• **Task details**: Exactly the lines from the one with "Write a component" through the one with "ReferenceLine, Legend, Label" should be returned, both ends included and nothing else. Omit any pictures.
* begin Data to use *
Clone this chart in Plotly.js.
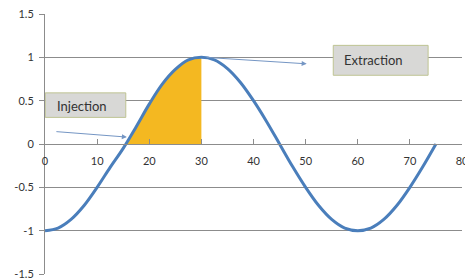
<!DOCTYPE html>
<html>
<head>
<meta charset="utf-8">
<script src="https://cdn.plot.ly/plotly-3.0.1.min.js"></script>
<style>html,body{margin:0;padding:0;background:#fff;}#chart{width:465px;height:278px;}</style>
</head>
<body>
<div id="chart"></div>
<script>
// Curve values
const curveX = [0,2.5,5,7.5,10,12.5,15,17.5,20,22.5,25,27.5,30,32.5,35,37.5,40,42.5,45,47.5,50,52.5,55,57.5,60,62.5,65,67.5,70,72.5,75];
const curveY = [-1,-0.97,-0.87,-0.71,-0.5,-0.27,-0.05,0.2,0.46,0.69,0.86,0.97,1,0.97,0.87,0.71,0.5,0.26,0,-0.26,-0.5,-0.71,-0.87,-0.97,-1,-0.97,-0.87,-0.71,-0.5,-0.26,0];
// Shaded (injection) region
const fillX = [15.6,17.5,20,22.5,25,27.5,30];
const fillY = [0,0.2,0.46,0.69,0.86,0.97,1];
// Ticks
const xTickVals = [0,10,20,30,40,50,60,70,80];
const xTickText = ['0','10','20','30','40','50','60','70','80'];
const yTickVals = [-1.5,-1,-0.5,0,0.5,1,1.5];
const yTickText = ['-1.5','-1','-0.5','0','0.5','1','1.5'];
// Labels
const labelTexts = ['Injection','Extraction'];

const FONT = 'Lato, "Open Sans", sans-serif';
const GRID = '#8c8c8c';

const traces = [
  {x: fillX, y: fillY, type: 'scatter', mode: 'lines', fill: 'tozeroy',
   fillcolor: '#f4b821', line: {width: 0, shape: 'spline', color: '#f4b821'}, hoverinfo: 'skip'},
  {x: curveX, y: curveY, type: 'scatter', mode: 'lines',
   line: {color: '#4a7ebb', width: 3, shape: 'spline'}}
];

const layout = {
  width: 465, height: 278,
  margin: {l: 45, r: 3, t: 14, b: 4},
  paper_bgcolor: '#fff', plot_bgcolor: '#fff',
  showlegend: false,
  font: {family: FONT, size: 11, color: '#333'},
  xaxis: {
    range: [0, 80], anchor: 'free', position: 0.5,
    tickvals: xTickVals, ticktext: xTickText,
    ticks: 'inside', ticklen: 5, tickcolor: GRID, tickwidth: 1,
    showline: true, linecolor: GRID, linewidth: 1,
    showgrid: false, zeroline: false,
    ticklabelstandoff: 7, ticklabeloverflow: 'allow',
    tickfont: {family: FONT, size: 11, color: '#333'}
  },
  yaxis: {
    range: [-1.5, 1.5],
    tickvals: yTickVals, ticktext: yTickText,
    ticks: 'outside', ticklen: 5, tickcolor: GRID, tickwidth: 1,
    showline: true, linecolor: GRID, linewidth: 1,
    showgrid: true, gridcolor: GRID, gridwidth: 1, zeroline: false,
    ticklabelstandoff: 3, ticklabeloverflow: 'allow',
    tickfont: {family: FONT, size: 11, color: '#333'}
  },
  shapes: [
    {type: 'rect', xref: 'x', yref: 'y', x0: 0.05, x1: 15.5, y0: 0.307, y1: 0.59,
     fillcolor: '#d8d8d6', line: {color: '#bfc493', width: 1}, layer: 'above'},
    {type: 'rect', xref: 'x', yref: 'y', x0: 55.3, x1: 73.5, y0: 0.793, y1: 1.138,
     fillcolor: '#d8d8d6', line: {color: '#bfc493', width: 1}, layer: 'above'}
  ],
  annotations: [
    {x: 1.9, y: 0.44, xref: 'x', yref: 'y', text: labelTexts[0], showarrow: false,
     xanchor: 'left', yanchor: 'middle', font: {family: FONT, size: 13, color: '#333'}},
    {x: 57.0, y: 0.97, xref: 'x', yref: 'y', text: labelTexts[1], showarrow: false,
     xanchor: 'left', yanchor: 'middle', font: {family: FONT, size: 13, color: '#333'}},
    {x: 15.7, y: 0.08, ax: 1.9, ay: 0.144, xref: 'x', yref: 'y', axref: 'x', ayref: 'y',
     text: '', showarrow: true, arrowhead: 2, arrowsize: 1, arrowwidth: 1,
     arrowcolor: '#7596c4', standoff: 0, startstandoff: 0},
    {x: 50.2, y: 0.925, ax: 30.7, ay: 1.0, xref: 'x', yref: 'y', axref: 'x', ayref: 'y',
     text: '', showarrow: true, arrowhead: 2, arrowsize: 1, arrowwidth: 1,
     arrowcolor: '#7596c4', standoff: 0, startstandoff: 0}
  ]
};

Plotly.newPlot('chart', traces, layout, {displayModeBar: false, staticPlot: true});
</script>
</body>
</html>
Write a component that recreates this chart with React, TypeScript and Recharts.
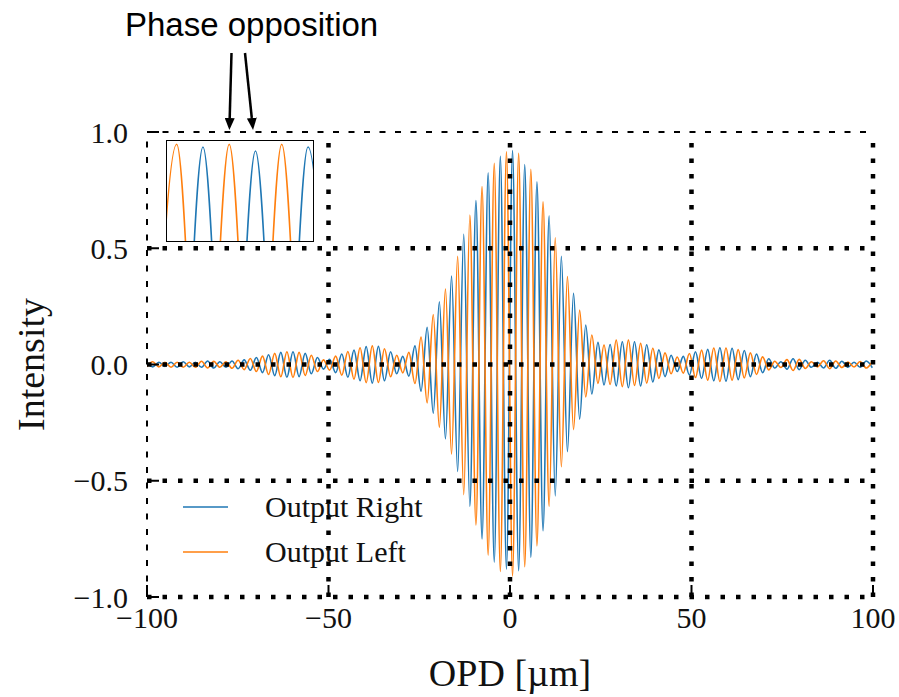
import React from 'react';
import { LineChart, Line, XAxis, YAxis, ReferenceLine, Legend, Label } from 'recharts';

// OPD positions (µm) of the fringe extrema
const opdPositions = [
  -100.1, -98.42, -96.74, -95.06, -93.38, -91.7, -90.02, -88.34, -86.66, -84.98,
  -83.3, -81.62, -79.94, -78.26, -76.58, -74.9, -73.22, -71.54, -69.86, -68.18,
  -66.5, -64.82, -63.14, -61.46, -59.78, -58.1, -56.42, -54.74, -53.06, -51.38,
  -49.7, -48.02, -46.34, -44.66, -42.98, -41.3, -39.62, -37.94, -36.26, -34.58,
  -32.9, -31.22, -29.54, -27.86, -26.18, -24.5, -22.82, -21.14, -19.46, -17.78,
  -16.1, -14.42, -12.74, -11.06, -9.38, -7.7, -6.02, -4.34, -2.66, -0.98,
  0.7, 2.38, 4.06, 5.74, 7.42, 9.1, 10.78, 12.46, 14.14, 15.82,
  17.5, 19.18, 20.86, 22.54, 24.22, 25.9, 27.58, 29.26, 30.94, 32.62,
  34.3, 35.98, 37.66, 39.34, 41.02, 42.7, 44.38, 46.06, 47.74, 49.42,
  51.1, 52.78, 54.46, 56.14, 57.82, 59.5, 61.18, 62.86, 64.54, 66.22,
  67.9, 69.58, 71.26, 72.94, 74.62, 76.3, 77.98, 79.66, 81.34, 83.02,
  84.7, 86.38, 88.06, 89.74, 91.42, 93.1, 94.78, 96.46, 98.14, 99.82,
];

const outputRight = [
  0.01, -0.01, 0.01, -0.008, 0.01, -0.012, 0.012, -0.01, 0.01, -0.012,
  0.015, -0.015, 0.012, -0.012, 0.015, -0.018, 0.02, -0.025, 0.03, -0.035,
  0.042, -0.048, 0.052, -0.055, 0.055, -0.052, 0.048, -0.04, 0.03, -0.02,
  0.022, -0.035, 0.045, -0.055, 0.062, -0.07, 0.077, -0.08, 0.078, -0.07,
  0.055, -0.04, 0.035, -0.05, 0.08, -0.115, 0.16, -0.21, 0.27, -0.32,
  0.38, -0.46, 0.56, -0.61, 0.705, -0.75, 0.825, -0.85, 0.895, -0.88,
  0.92, -0.887, 0.86, -0.83, 0.786, -0.715, 0.64, -0.565, 0.465, -0.375,
  0.306, -0.235, 0.17, -0.127, 0.095, -0.088, 0.086, -0.092, 0.098, -0.1,
  0.098, -0.092, 0.085, -0.075, 0.063, -0.052, 0.04, -0.03, 0.035, -0.045,
  0.055, -0.06, 0.065, -0.07, 0.072, -0.072, 0.07, -0.065, 0.06, -0.052,
  0.045, -0.035, 0.025, -0.015, 0.012, -0.02, 0.025, -0.022, 0.018, -0.012,
  0.01, -0.015, 0.018, -0.016, 0.014, -0.012, 0.01, -0.012, 0.015, -0.014,
];

const outputLeft = [
  -0.01, 0.012, -0.01, 0.01, -0.012, 0.01, -0.012, 0.01, -0.012, 0.014,
  -0.015, 0.014, -0.012, 0.012, -0.016, 0.018, -0.022, 0.026, -0.03, 0.036,
  -0.043, 0.048, -0.053, 0.055, -0.056, 0.052, -0.047, 0.04, -0.03, 0.02,
  -0.024, 0.036, -0.046, 0.056, -0.063, 0.072, -0.078, 0.08, -0.077, 0.068,
  -0.053, 0.04, -0.036, 0.052, -0.082, 0.118, -0.165, 0.215, -0.27, 0.325,
  -0.385, 0.465, -0.56, 0.643, -0.69, 0.765, -0.82, 0.865, -0.89, 0.915,
  -0.91, 0.908, -0.87, 0.84, -0.78, 0.7, -0.61, 0.545, -0.44, 0.378,
  -0.28, 0.234, -0.14, 0.127, -0.081, 0.084, -0.086, 0.105, -0.095, 0.105,
  -0.09, 0.091, -0.08, 0.07, -0.06, 0.05, -0.04, 0.032, -0.037, 0.047,
  -0.056, 0.062, -0.067, 0.071, -0.073, 0.071, -0.068, 0.064, -0.058, 0.05,
  -0.043, 0.033, -0.023, 0.014, -0.013, 0.021, -0.026, 0.022, -0.017, 0.012,
  -0.01, 0.016, -0.018, 0.015, -0.013, 0.011, -0.011, 0.013, -0.015, 0.013,
];

const seriesNames = ['Output Right', 'Output Left'];
const xTicks = [-100, -50, 0, 50, 100];
const xTickLabels = ['\u2212100', '\u221250', '0', '50', '100'];
const yTicks = [-1, -0.5, 0, 0.5, 1];
const yTickLabels = ['\u22121.0', '\u22120.5', '0.0', '0.5', '1.0'];
const gridX = [-50, 0, 50, 100];
const gridY = [-1, -0.5, 0, 0.5];

// inset (zoom showing the phase opposition)
const insetOpd = [-2.66, -0.98, 0.7, 2.38, 4.06, 5.74, 7.42, 9.1];
const insetRight = [0.92, -0.9, 0.92, -0.9, 0.9, -0.9, 0.92, -0.9];
const insetLeft = [-0.9, 0.934, -0.9, 0.934, -0.9, 0.934, -0.9, 0.93];

const data = opdPositions.map((opd, i) => ({ opd, right: outputRight[i], left: outputLeft[i] }));
const insetData = insetOpd.map((opd, i) => ({ opd, right: insetRight[i], left: insetLeft[i] }));

const SERIF = '"Liberation Serif", "Times New Roman", serif';
const SANS = '"Liberation Sans", Arial, sans-serif';
const BLUE = '#1f77b4';
const ORANGE = '#ff7f0e';
const TEXT = '#111';

function LegendContent(props: any) {
  const payload = [...(props.payload || [])].sort(
    (a: any, b: any) => seriesNames.indexOf(a.value) - seriesNames.indexOf(b.value)
  );
  return (
    <div>
      {payload.map((entry: any, i: number) => (
        <div key={i} style={{ display: 'flex', alignItems: 'center', height: 45 }}>
          <svg width={45} height={4} style={{ display: 'block' }}>
            <line x1={0} y1={2} x2={45} y2={2} stroke={entry.color} strokeWidth={1.5} />
          </svg>
          <span style={{ marginLeft: 37, fontFamily: SERIF, fontSize: 30, color: TEXT, lineHeight: '45px', whiteSpace: 'nowrap' }}>
            {entry.value}
          </span>
        </div>
      ))}
    </div>
  );
}

export default function App() {
  return (
    <div style={{ position: 'absolute', left: 0, top: 0, width: 899, height: 697, background: '#fff' }}>
      <LineChart width={899} height={697} data={data} margin={{ top: 132, right: 26, bottom: 60, left: 7 }}>
        <XAxis
          dataKey="opd"
          type="number"
          domain={[-100, 100]}
          ticks={xTicks}
          interval={0}
          allowDataOverflow
          tickFormatter={(v: number) => xTickLabels[xTicks.indexOf(v)]}
          axisLine={false}
          tickLine={{ stroke: '#000', strokeWidth: 2 }}
          tickSize={-12}
          tickMargin={22}
          height={40}
          tick={{ fill: TEXT, fontSize: 30, fontFamily: SERIF }}
        >
          <Label value="OPD [µm]" position="bottom" offset={22} style={{ fontSize: 38, fontFamily: SERIF, fill: TEXT }} />
        </XAxis>
        <YAxis
          type="number"
          domain={[-1, 1]}
          ticks={yTicks}
          interval={0}
          allowDataOverflow
          tickFormatter={(v: number) => yTickLabels[yTicks.indexOf(v)]}
          axisLine={false}
          tickLine={{ stroke: '#000', strokeWidth: 2 }}
          tickSize={-12}
          tickMargin={31}
          width={140}
          tick={{ fill: TEXT, fontSize: 30, fontFamily: SERIF }}
        >
          <Label
            value="Intensity"
            angle={-90}
            position="insideLeft"
            offset={24}
            textAnchor="middle"
            style={{ fontSize: 38, fontFamily: SERIF, fill: TEXT, textAnchor: 'middle' }}
          />
        </YAxis>
        <Line dataKey="right" name={seriesNames[0]} type="monotone" stroke={BLUE} strokeWidth={1.6} dot={false} isAnimationActive={false} />
        <Line dataKey="left" name={seriesNames[1]} type="monotone" stroke={ORANGE} strokeWidth={1.6} dot={false} isAnimationActive={false} />
        <ReferenceLine y={1} stroke="#000" strokeWidth={2} strokeDasharray="6 9.5" />
        <ReferenceLine x={-100} stroke="#000" strokeWidth={2} strokeDasharray="6 9.5" />
        {gridX.map((gx) => (
          <ReferenceLine key={'gx' + gx} x={gx} stroke="#000" strokeWidth={4.5} strokeDasharray="4.5 11" />
        ))}
        {gridY.map((gy) => (
          <ReferenceLine key={'gy' + gy} y={gy} stroke="#000" strokeWidth={4.5} strokeDasharray="4.5 11" />
        ))}
        <Legend
          verticalAlign="middle"
          align="center"
          itemSorter={(item: any) => seriesNames.indexOf(item.value)}
          content={<LegendContent />}
          wrapperStyle={{ left: 183, top: 484, width: 320, height: 90 }}
        />
      </LineChart>

      <div style={{ position: 'absolute', left: 166, top: 140, width: 146, height: 100, border: '1.5px solid #000', background: '#fff' }}>
        <LineChart width={146} height={100} data={insetData} margin={{ top: 0, right: 0, bottom: 0, left: 0 }}>
          <XAxis dataKey="opd" type="number" domain={[-1.6, 7.74]} hide allowDataOverflow />
          <YAxis type="number" domain={[0.45, 0.95]} hide allowDataOverflow />
          <Line dataKey="right" type="monotone" stroke={BLUE} strokeWidth={1.5} dot={false} isAnimationActive={false} />
          <Line dataKey="left" type="monotone" stroke={ORANGE} strokeWidth={1.5} dot={false} isAnimationActive={false} />
        </LineChart>
      </div>

      <svg width={899} height={697} style={{ position: 'absolute', left: 0, top: 0, pointerEvents: 'none' }}>
        <defs>
          <marker id="arrowHead" markerUnits="userSpaceOnUse" markerWidth={12} markerHeight={10} refX={0} refY={5} orient="auto">
            <path d="M0,0 L12,5 L0,10 z" fill="#000" />
          </marker>
        </defs>
        <text x={125} y={36} fontFamily={SANS} fontSize={33} fill="#000">Phase opposition</text>
        <line x1={231.5} y1={53} x2={229.7} y2={118} stroke="#000" strokeWidth={2.5} markerEnd="url(#arrowHead)" />
        <line x1={245} y1={53} x2={251.8} y2={118} stroke="#000" strokeWidth={2.5} markerEnd="url(#arrowHead)" />
      </svg>
    </div>
  );
}
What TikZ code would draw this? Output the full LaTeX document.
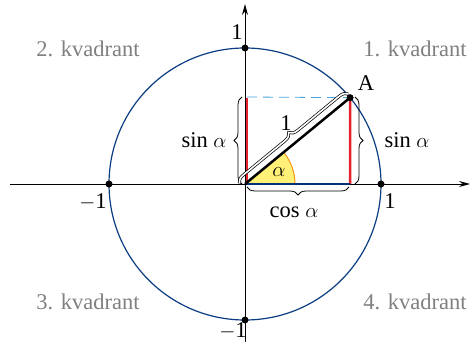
\documentclass[tikz,border=0pt]{standalone}
\usepackage{fontspec}
\setmainfont{Liberation Serif}
\usetikzlibrary{arrows.meta,decorations.pathreplacing,calc}
\definecolor{circblue}{RGB}{10,60,130}
\definecolor{navy}{RGB}{0,50,120}
\definecolor{redl}{RGB}{230,35,45}
\definecolor{dashb}{RGB}{70,165,220}
\definecolor{yel}{RGB}{255,240,120}
\definecolor{ora}{RGB}{245,150,30}
\definecolor{kv}{RGB}{128,128,128}
\begin{document}
\begin{tikzpicture}[x=1pt,y=-1pt,
  lbl/.style={font=\fontsize{22.5}{26}\selectfont, inner sep=0pt},
  kvad/.style={lbl, text=kv},
  dot/.style={circle, fill=black, inner sep=0pt, minimum size=7pt},
  axis/.style={line width=1pt, -{Stealth[length=11pt,width=6pt]}},
  brc/.style={decorate, decoration={brace, amplitude=8pt}, line width=0.8pt}]
\useasboundingbox (0,0) rectangle (474,350);
\coordinate (O) at (245,184);
\coordinate (xl) at (10,184);
\coordinate (xr) at (470,184);
\coordinate (yb) at (245,342);
\coordinate (yt) at (245,4);
\coordinate (A) at ($(O)+(-39.4:136)$);
% sector
\fill[yel] (O) -- ++(0:50) arc[start angle=0, end angle=-39.4, radius=50] -- cycle;
\draw[ora, line width=1pt] ($(O)+(0:50)$) arc[start angle=0, end angle=-39.4, radius=50];
% circle
\draw[circblue, line width=1.2pt] (O) circle[radius=136];
% axes
\draw[axis] (xl) -- (xr);
\draw[axis] (yb) -- (yt);
% dashed
\coordinate (Lt) at (247,97);
\draw[dashb, line width=0.8pt, dash pattern=on 10pt off 6pt] (Lt) -- (A);
% red lines
\coordinate (Lb) at (247,184);
\coordinate (Ab) at ($(O)+(105.1,0)$);
\draw[redl, line width=2.5pt] (Lb) -- (Lt |- A);
\draw[redl, line width=2.5pt] (Ab) -- (A);
% blue base
\draw[navy, line width=2.5pt] (Lb) -- (Ab);
% hypotenuse
\draw[black, line width=2.5pt] (O) -- (A);
% braces
\draw[brc] (242,184) -- (242,97);
\draw[brc] (355,97) -- (355,184);
\draw[brc] (349,187) -- (247,187);
\draw[decorate, decoration={brace, amplitude=8pt, raise=4pt}, draw=black, double=white, double distance=1.6pt, line width=0.7pt] ($(O)!-4pt!(A)$) -- ($(A)!-1pt!(O)$);
% dots
\node[dot] (d1) at (109,184) {};
\node[dot] (d2) at (381,184) {};
\node[dot] (d3) at (245,48) {};
\node[dot] (d4) at (245,320) {};
\node[dot] (dA) at (A) {};
% labels
\node[lbl] (al) at (279,172) {$\alpha$};
\node[lbl] (one) at (286,123) {1};
\node[lbl] (lA) at (366,83) {A};
\node[lbl] (sinl) at (204,140) {sin $\alpha$};
\node[lbl] (sinr) at (407,140) {sin $\alpha$};
\node[lbl] (cosl) at (294,212) {cos $\alpha$};
\node[lbl] (t1) at (237,32) {1};
\node[lbl] (tm1) at (233,331) {$-$1};
\node[lbl] (lm1) at (93,202) {$-$1};
\node[lbl] (r1) at (390,201) {1};
\node[kvad] (k2) at (88,49) {2. kvadrant};
\node[kvad] (k1) at (415,49) {1. kvadrant};
\node[kvad] (k3) at (88,302) {3. kvadrant};
\node[kvad] (k4) at (415,302) {4. kvadrant};
\end{tikzpicture}
\end{document}
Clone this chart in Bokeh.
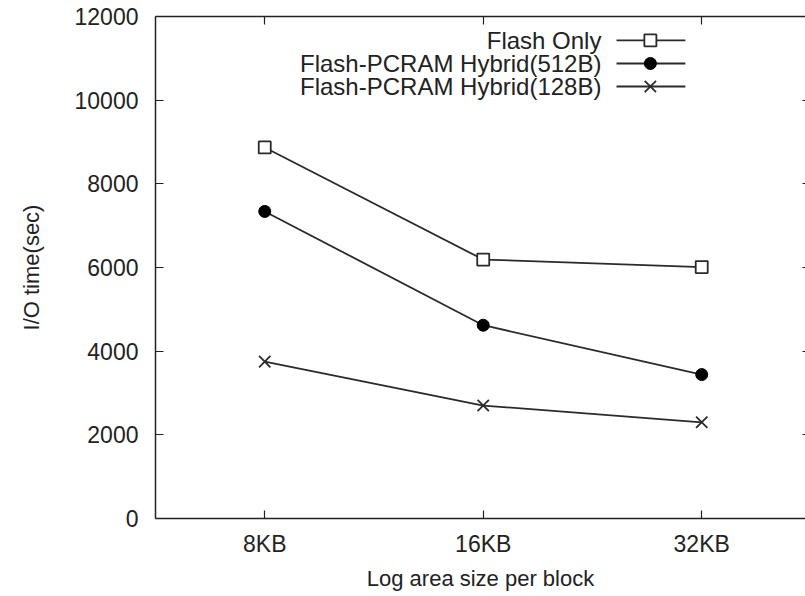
* end Data to use *
• **The solution**:
Write a component that recreates this chart with React, TypeScript and Recharts.
import React from 'react';
import { LineChart, Line, XAxis, YAxis, ReferenceLine, Legend, Label } from 'recharts';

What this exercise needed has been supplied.